The UVF denied any involvement after Mr Ogle's murder.
It's understood that the leadership of the terror group has said those responsible do not have its protection.
In a statement released to the Irish News, the UVF said it was "seeking answers as to who carried out this attack" and "wholeheartedly condemned" the actions of those responsible.
The terrorist group added that whoever carried out the murder "did not do it in the name of loyalism or the UVF".
However, Toni branded the statement "insulting".
She believes the UVF is "trying to save face because of the backlash of the community".
"I don't believe it was sanctioned," she said.
"But I want to know from the UVF, are they going to continue to protect these individuals?
"They say they haven't, but I don't believe it.
"I think that they will tell these guys to lie low for a while.
"If the worst happens, we'll be walking past them in the street.
"I want this to stop.
"My daddy didn't want anything to do with the UVF.
"He did have links with it, but he was bringing himself away from the organisation for a very long time.
"They are setting themselves up as judge, jury and executioner. Who are they to put judgment on anyone?
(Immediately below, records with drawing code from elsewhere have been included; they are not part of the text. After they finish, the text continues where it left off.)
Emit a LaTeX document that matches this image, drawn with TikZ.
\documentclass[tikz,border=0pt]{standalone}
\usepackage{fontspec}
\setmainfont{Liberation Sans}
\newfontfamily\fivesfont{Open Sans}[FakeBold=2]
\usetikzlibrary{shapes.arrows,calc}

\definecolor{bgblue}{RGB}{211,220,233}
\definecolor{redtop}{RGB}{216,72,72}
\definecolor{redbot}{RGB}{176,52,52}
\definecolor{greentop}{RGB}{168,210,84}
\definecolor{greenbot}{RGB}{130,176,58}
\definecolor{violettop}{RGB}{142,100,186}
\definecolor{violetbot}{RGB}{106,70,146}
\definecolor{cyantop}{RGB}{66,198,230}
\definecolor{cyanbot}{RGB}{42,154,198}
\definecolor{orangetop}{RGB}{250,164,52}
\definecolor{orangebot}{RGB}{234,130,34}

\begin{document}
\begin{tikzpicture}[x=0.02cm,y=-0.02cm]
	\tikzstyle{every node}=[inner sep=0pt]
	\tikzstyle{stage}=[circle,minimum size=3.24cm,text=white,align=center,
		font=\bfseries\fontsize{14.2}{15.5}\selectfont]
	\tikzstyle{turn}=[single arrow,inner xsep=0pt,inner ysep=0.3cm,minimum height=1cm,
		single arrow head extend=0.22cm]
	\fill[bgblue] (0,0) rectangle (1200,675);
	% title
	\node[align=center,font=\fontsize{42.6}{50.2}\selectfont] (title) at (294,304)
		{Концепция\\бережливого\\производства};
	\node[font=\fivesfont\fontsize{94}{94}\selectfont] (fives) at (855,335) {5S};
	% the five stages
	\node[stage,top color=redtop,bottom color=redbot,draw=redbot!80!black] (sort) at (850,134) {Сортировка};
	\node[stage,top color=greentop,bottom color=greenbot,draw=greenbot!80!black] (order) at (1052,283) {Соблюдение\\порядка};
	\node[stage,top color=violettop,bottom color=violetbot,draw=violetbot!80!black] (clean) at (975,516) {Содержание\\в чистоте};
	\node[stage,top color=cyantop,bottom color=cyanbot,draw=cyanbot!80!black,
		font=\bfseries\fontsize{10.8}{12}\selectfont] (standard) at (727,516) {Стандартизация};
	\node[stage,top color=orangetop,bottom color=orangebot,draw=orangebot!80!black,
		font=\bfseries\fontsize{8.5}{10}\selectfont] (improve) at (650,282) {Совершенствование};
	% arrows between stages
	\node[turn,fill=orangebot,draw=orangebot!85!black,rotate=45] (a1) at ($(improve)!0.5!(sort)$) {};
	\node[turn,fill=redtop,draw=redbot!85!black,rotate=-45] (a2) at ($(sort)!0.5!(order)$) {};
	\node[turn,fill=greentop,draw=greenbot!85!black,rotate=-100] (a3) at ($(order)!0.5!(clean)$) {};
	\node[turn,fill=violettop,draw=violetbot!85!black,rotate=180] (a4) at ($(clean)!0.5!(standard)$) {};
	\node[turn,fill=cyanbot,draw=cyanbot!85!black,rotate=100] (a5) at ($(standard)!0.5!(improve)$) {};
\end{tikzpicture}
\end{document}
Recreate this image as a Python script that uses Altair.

They still have an iron grip on this community.
"It has taken for my daddy to be murdered in cold blood for there to be an uproar." She appealed for anyone with information to come forward.
"I understand that there are people afraid, but there's someone dead now out of this," she added.
"The only thing that is keeping me strong is that we're not letting this go, we're going to have them brought to justice.
"There won't be any retaliation from us - we're doing it legally, dignified, the proper way.
"What I want is for people to come forward to the police.
"I'm begging them. No one could help us when my daddy was still alive, please help us now when he's dead.
"Me and my brother and my mummy have said that we will get justice, even if it kills us."
Toni said that the date of her father's funeral has yet to be confirmed, but that his body would be brought home.
She revealed that the last time she saw him alive she gave him a kiss goodbye and told him she loved him.
"I will remember my daddy as a hero, braveheart," she said.
"The only fear that my daddy ever had was that harm would come to us.
"He said he would fight Goliath for me, mummy and Ryan."
She said that her family is "very touched" at the support they have received from locals, who have raised thousands of pounds for her father's funeral and organised a vigil last night.
She also paid tribute to the "heart-warming support from the nationalist community".
"My daddy did say it used to be the war against the other side, it's the war against your own community now," she said.
Her mother Vera said she "hopes and prays that the family will get justice for Ian", adding that they were "determined to fight for it".
She said: "It's bad enough to lose him, but it could have been my son as well."
The PSNI said it did not discuss the security of individuals and no inference should be drawn from this.
It added: "However, if we receive information that a person's life may be at risk, we will inform them accordingly. We never ignore anything which may put an individual at risk."
Detectives investigating Mr Ogle's murder arrested a 21-year-old man yesterday.
He was taken to Musgrave Serious Crime Suite for questioning.
A 49-year-old man also arrested yesterday in relation to the murder investigation was later released on bail pending further enquiries.
Two men aged 31 and 45 and two women aged 35 and 36 who were arrested on Monday were released on bail on Tuesday.